Practical considerations point to the same conclusion. Almost all the lots in the whole development are about twenty-five feet across on the narrower side; eleven of these are situated at street corners, five having a width on the narrower side of about twenty-five feet, and four, of about thirty feet. The effect of construing the restriction as the plaintiff contends would be practically to destroy the availability for building purposes of these corner lots. It is true that the restrictions provide that two or more adjacent lots shall constitute a plot, and that not more than one residence shall be constructed on any plot; but even if two lots are bought at a corner, the imposition of a twenty-five foot building restriction on both of the sides abutting on streets could not but interfere with the use of the plot for the construction of substantial dwellings, requiring as it would that they be built substantially to the line of the property on one side; and the practical necessity which would result on these corners of purchasing three lots to constitute a plot would seem hardly to accord with the plan of development disclosed in the last restriction to which we have referred.

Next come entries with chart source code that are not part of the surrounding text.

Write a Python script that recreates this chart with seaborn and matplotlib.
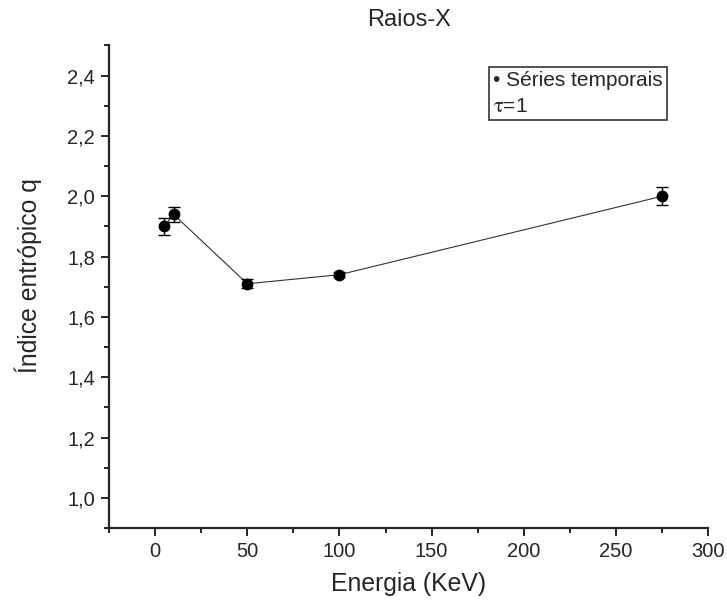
import numpy as np
import pandas as pd
import matplotlib
matplotlib.use("Agg")
import matplotlib.pyplot as plt
import matplotlib.ticker as mticker
import seaborn as sns

# Data
energia = [5, 10, 50, 100, 275]
indice_q = [1.90, 1.94, 1.71, 1.74, 2.00]
erro_q = [0.028, 0.024, 0.015, 0.008, 0.030]

sns.set_style("ticks")
plt.rcParams["font.family"] = ["Liberation Sans", "DejaVu Sans"]
plt.rcParams["mathtext.fontset"] = "stix"

df = pd.DataFrame({"Energia": energia, "q": indice_q, "err": erro_q})

fig = plt.figure(figsize=(7.27, 6.05), dpi=100)
ax = fig.add_axes([0.150, 0.127, 0.824, 0.798])

sns.lineplot(data=df, x="Energia", y="q", color="#333333", linewidth=0.8,
             ax=ax, legend=False)
ax.errorbar(df["Energia"], df["q"], yerr=df["err"], fmt="o", color="black",
            markersize=7.5, capsize=4, elinewidth=1, capthick=1)

ax.set_xlim(-25, 300)
ax.set_ylim(0.9, 2.5)
ax.xaxis.set_major_locator(mticker.MultipleLocator(50))
ax.xaxis.set_minor_locator(mticker.MultipleLocator(25))
ax.yaxis.set_major_locator(mticker.MultipleLocator(0.2))
ax.yaxis.set_minor_locator(mticker.MultipleLocator(0.1))
ax.yaxis.set_major_formatter(mticker.FuncFormatter(lambda v, p: f"{v:.1f}".replace(".", ",")))
ax.tick_params(which="major", length=6, width=1.4, labelsize=14.5, direction="out", pad=4)
ax.tick_params(which="minor", length=3.5, width=1.4, direction="out")
for s in ["left", "bottom"]:
    ax.spines[s].set_linewidth(1.6)
sns.despine(ax=ax)

ax.set_xlabel("Energia (KeV)", fontsize=17.8, labelpad=8)
ax.set_ylabel("Índice entrópico q", fontsize=17.8)
ax.yaxis.set_label_coords(-0.112, 0.523)
ax.set_title("Raios-X", fontsize=17, pad=14)

ax.text(0.641, 0.946, "• Séries temporais\n$\\mathrm{\\tau}$=1", transform=ax.transAxes,
        fontsize=15, va="top", ha="left", linespacing=1.45,
        bbox=dict(boxstyle="square,pad=0.2", facecolor="white",
                  edgecolor="#333333", linewidth=1.2))

fig.savefig("out.png", dpi=100)
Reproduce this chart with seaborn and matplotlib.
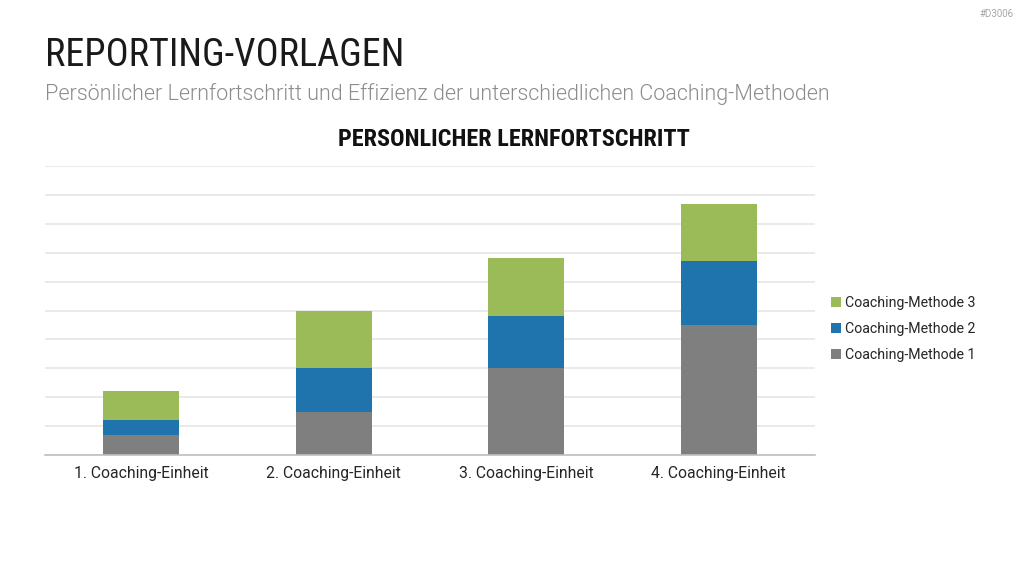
import numpy as np
import pandas as pd
import matplotlib
matplotlib.use("Agg")
import matplotlib.pyplot as plt
from matplotlib.patches import Patch
import seaborn as sns

categories = ["1. Coaching-Einheit", "2. Coaching-Einheit", "3. Coaching-Einheit", "4. Coaching-Einheit"]
methode1 = [0.7, 1.5, 3.0, 4.5]
methode2 = [0.5, 1.5, 1.8, 2.2]
methode3 = [1.0, 2.0, 2.0, 2.0]
series_names = ["Coaching-Methode 1", "Coaching-Methode 2", "Coaching-Methode 3"]
colors = ["#7f7f7f", "#1f74ad", "#9bbb59"]

sns.set_theme(style="white")
plt.rcParams['font.family'] = ['Roboto', 'DejaVu Sans']

df = pd.DataFrame({"cat": categories, "m1": methode1, "m2": methode2, "m3": methode3})
df["c1"] = df["m1"]
df["c2"] = df["m1"] + df["m2"]
df["c3"] = df["c2"] + df["m3"]

fig = plt.figure(figsize=(10.24, 5.76), dpi=100)
ax = fig.add_axes([45/1024, 1-455/576, 770/1024, 289/576])

for col, c in [("c3", colors[2]), ("c2", colors[1]), ("c1", colors[0])]:
    sns.barplot(data=df, x="cat", y=col, color=c, width=0.395, ax=ax,
                saturation=1, edgecolor="none", linewidth=0, zorder=3)

ax.set_ylim(0, 10)
ax.set_yticks(np.arange(0, 11, 1))
ax.set_yticklabels([])
ax.tick_params(axis="y", length=0)
ax.tick_params(axis="x", length=0, labelsize=11.3, colors="#262626", pad=8)
ax.grid(axis="y", color="#e6e6e6", linewidth=1.2, zorder=0)
ax.set_xlabel("")
ax.set_ylabel("")
for s in ["top", "right", "left"]:
    ax.spines[s].set_visible(False)
ax.spines["bottom"].set_color("#bfbfbf")
ax.spines["bottom"].set_linewidth(1.2)
ax.spines["bottom"].set_zorder(4)

handles = [Patch(facecolor=colors[i], edgecolor="none", label=series_names[i]) for i in [2, 1, 0]]
leg = fig.legend(handles=handles, loc="center left", bbox_to_anchor=(818/1024, 1-329/576),
                 frameon=False, fontsize=10.2, handlelength=0.7, handleheight=0.7,
                 handletextpad=0.3, labelspacing=0.85)
for t in leg.get_texts():
    t.set_color("#262626")

fig.text(45/1024, 1-56/576, "REPORTING-VORLAGEN", fontsize=27.5, color="#1a1a1a",
         va="center", ha="left", family="Roboto Condensed", fontweight=400)
fig.text(45/1024, 1-94/576, "Persönlicher Lernfortschritt und Effizienz der unterschiedlichen Coaching-Methoden",
         fontsize=15.5, color="#8c8c8c", va="center", ha="left", fontweight=300)
fig.text(514/1024, 1-139/576, "PERSONLICHER LERNFORTSCHRITT", fontsize=17.5, color="#111111",
         va="center", ha="center", fontweight="bold", family="Roboto Condensed")
fig.text(1014/1024, 1-14/576, "#D3006", fontsize=7, color="#a6a6a6", va="center", ha="right")

fig.savefig("out.png", dpi=100)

In the instant case it seems to us that anyone purchasing lots at the street corners in the tract, as the defendant has done, might reasonably have understood the restriction in question to apply solely to the narrower width abutting upon a street. In such a situation, it is particularly true that the restriction is to be construed strictly in favor of the lot owner. Easterbrook v. Hebrew Ladies Orphan Society, 85 Conn. 289, 295, 82 Atl. 561. The reasons, as stated in Howland v. Andrus, 81 N. J. Eq. 175, 181, 86 Atl. 391, are: "First, because restrictions of the lawful use of property are against common right, and second, because restrictions, in the framing of which a subsequent purchaser has had no voice, ought to be so clear that by the acceptance of the deed that declares them he may reasonably be deemed to have understood and acceded to them."
There is no error.
In this opinion the other judges concurred.